The fundamental fact of EV charging that is usually ignored by EV skeptics is that for the owners who can charge at home, the time they spend charging for well over 90% of their miles traveled is ZERO. It take only a few seconds to plug in your EV at home. Essentially ZERO time spent charging.
So it does not matter if the average time the vehicle takes to charge up from a low state to a nearly full state is 10 minutes (which isn't possible...yet) to 20 minutes (at a Tesla Supercharger) or even 6 to 10 hours (e.g. home charging at 40A).
Of course not everyone will be able to charge "at home" because those who live in multi-unit buildings may not be able to install L2 chargers. But a significant percentage of car owners in the US are able to install L2.
Tesla is beginning to address the needs of those who can't L2 charge at their residence with Superchargers in urban areas.
In my opinion it is certainly not necessary to have EV chargers "every 50 miles" (as @mzpolo states), and car buyers will not require that for EVs that have a 200 mile real world range, which is what Elon has committed to for the Model 3.
The Model 3 will address the obstacles of cost and range by providing 200 miles for $35K, plus access to the Expanding Supercharger network.
The Model 3, and the GM Bolt if comes to market, will capture the attention of many car buyers because they will have the range and the price to make people realize that an EV is a viable transportation choice. The Model 3 will be the clear winner because it will be able to use the Tesla Supercharger network, but just the fact that GM is offering a long range BEV will help promote EV in general. And by then it seems likely that the Nissan Leaf will have been upgraded to a 140 mile or greater range.

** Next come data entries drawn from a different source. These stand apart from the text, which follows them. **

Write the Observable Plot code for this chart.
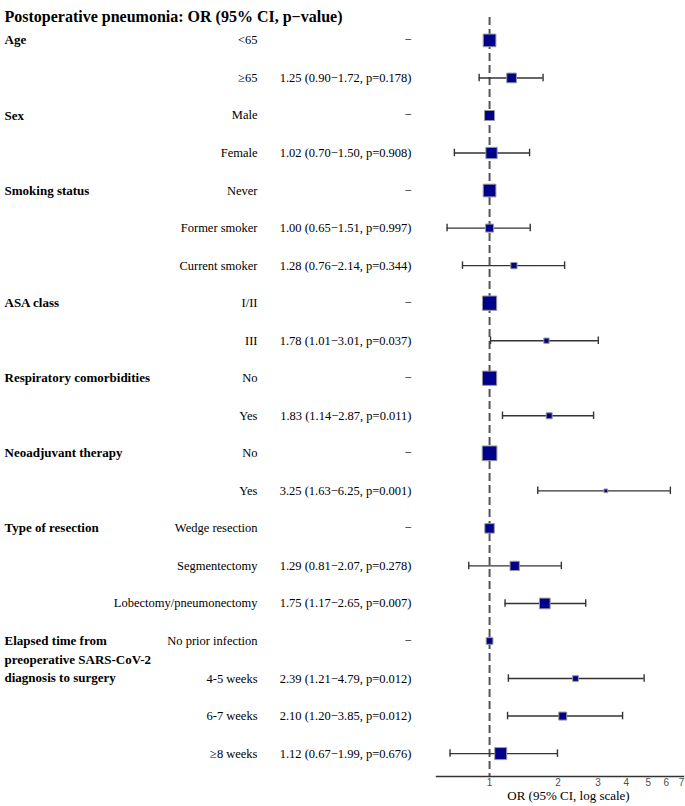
<!DOCTYPE html>
<html>
<head>
<meta charset="utf-8">
<script src="https://cdn.jsdelivr.net/npm/d3@7"></script>
<script src="https://cdn.jsdelivr.net/npm/@observablehq/plot@0.6"></script>
<style>
  html, body { margin: 0; padding: 0; background: #fff; }
  #chart svg { display: block; }
</style>
</head>
<body>
<div id="chart"></div>
<script>
const title = "Postoperative pneumonia: OR (95% CI, p\u2212value)";
const axisTitle = "OR (95% CI, log scale)";
const groups = ["Age", "", "Sex", "", "Smoking status", "", "", "ASA class", "", "Respiratory comorbidities", "", "Neoadjuvant therapy", "", "Type of resection", "", "", "Elapsed time from\npreoperative SARS-CoV-2\ndiagnosis to surgery", "", "", ""];
const subgroups = ["<65", "\u226565", "Male", "Female", "Never", "Former smoker", "Current smoker", "I/II", "III", "No", "Yes", "No", "Yes", "Wedge resection", "Segmentectomy", "Lobectomy/pneumonectomy", "No prior infection", "4-5 weeks", "6-7 weeks", "\u22658 weeks"];
const oddsRatio = [1, 1.25, 1, 1.02, 1, 1.00, 1.28, 1, 1.78, 1, 1.83, 1, 3.25, 1, 1.29, 1.75, 1, 2.39, 2.10, 1.12];
const lower = [null, 0.90, null, 0.70, null, 0.65, 0.76, null, 1.01, null, 1.14, null, 1.63, null, 0.81, 1.17, null, 1.21, 1.20, 0.67];
const upper = [null, 1.72, null, 1.50, null, 1.51, 2.14, null, 3.01, null, 2.87, null, 6.25, null, 2.07, 2.65, null, 4.79, 3.85, 1.99];
const pValue = [null, "0.178", null, "0.908", null, "0.997", "0.344", null, "0.037", null, "0.011", null, "0.001", null, "0.278", "0.007", null, "0.012", "0.012", "0.676"];
const weight = [12.7, 9.7, 10, 11.3, 12.7, 8, 6.3, 14.3, 5.3, 14.3, 6, 14.7, 3.7, 9.5, 9.3, 10.7, 6.7, 5.7, 8, 12];
const xTicks = [1, 2, 3, 4, 5, 6, 7];

const rows = subgroups.map((s, i) => ({
  row: i,
  group: groups[i],
  sub: s,
  or: oddsRatio[i],
  lo: lower[i],
  hi: upper[i],
  w: weight[i],
  label: lower[i] == null ? "\u2212"
    : `${oddsRatio[i].toFixed(2)} (${lower[i].toFixed(2)}\u2212${upper[i].toFixed(2)}, p=${pValue[i]})`
}));
const ci = rows.filter(d => d.lo != null);
const serif = "'Liberation Serif', 'Times New Roman', serif";

const chart = Plot.plot({
  width: 685,
  height: 806,
  marginLeft: 436,
  marginRight: 2,
  marginTop: 17,
  marginBottom: 30,
  style: {fontFamily: serif, background: "#fff", overflow: "visible"},
  x: {type: "log", domain: [0.584, 7.14], axis: null},
  y: {type: "band", domain: d3.range(rows.length), paddingInner: 0, paddingOuter: 0.11, round: false, axis: null},
  r: {type: "linear", domain: [0, 1], range: [0, 1 / Math.sqrt(Math.PI)]},
  marks: [
    Plot.ruleX([1], {stroke: "#555", strokeWidth: 2, strokeDasharray: "8,4"}),
    Plot.ruleY(ci, {y: "row", x1: "lo", x2: "hi", stroke: "#333", strokeWidth: 1.4}),
    Plot.tickX(ci, {x: "lo", y: "row", stroke: "#333", strokeWidth: 1.4, insetTop: 15, insetBottom: 15}),
    Plot.tickX(ci, {x: "hi", y: "row", stroke: "#333", strokeWidth: 1.4, insetTop: 15, insetBottom: 15}),
    Plot.dot(rows, {x: "or", y: "row", r: "w", symbol: "square", fill: "#00008B", stroke: "#999", strokeWidth: 1}),
    Plot.text(xTicks, {x: d => d, text: d => String(d), frameAnchor: "bottom", lineAnchor: "top", dy: 2, fontFamily: "'Liberation Sans', Arial, sans-serif", fontSize: 10, fill: "#4d4d4d"}),
    Plot.frame({anchor: "bottom", stroke: "#333", strokeWidth: 1.4}),
    Plot.text(rows.filter(d => d.group), {y: "row", text: "group", frameAnchor: "left", textAnchor: "start", lineAnchor: "top", dx: -432, dy: -9, fontWeight: "bold", fontSize: 13, lineHeight: 1.42, fill: "#000"}),
    Plot.text(rows, {y: "row", text: "sub", frameAnchor: "left", textAnchor: "end", dx: -179, fontSize: 12.5, fill: "#000"}),
    Plot.text(rows, {y: "row", text: "label", frameAnchor: "left", textAnchor: "end", dx: -25, fontSize: 12.5, fill: "#000"}),
    Plot.text([title], {frameAnchor: "top-left", textAnchor: "start", dx: -432, dy: -7, fontWeight: "bold", fontSize: 16, fill: "#000"}),
    Plot.text([axisTitle], {frameAnchor: "bottom", dx: 8.5, dy: 23.5, fontSize: 13, fill: "#000"})
  ]
});
document.getElementById("chart").appendChild(chart);
</script>
</body>
</html>
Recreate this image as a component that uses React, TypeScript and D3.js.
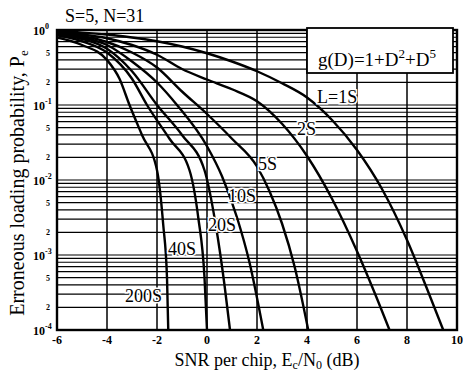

No, people would not necessarily have bought a Volt, because the Volt wouldn't necessarily save you money. Cost of money, miles driven, driving environment, climate, regular gas to electricity + premium gas differential, taxes. Zero chance our Volt would be a financial deal.
Make them cheaper and they'll sell. Some people buy, they tell their friends, and then all the unfamiliarity becomes less scary and other people buy.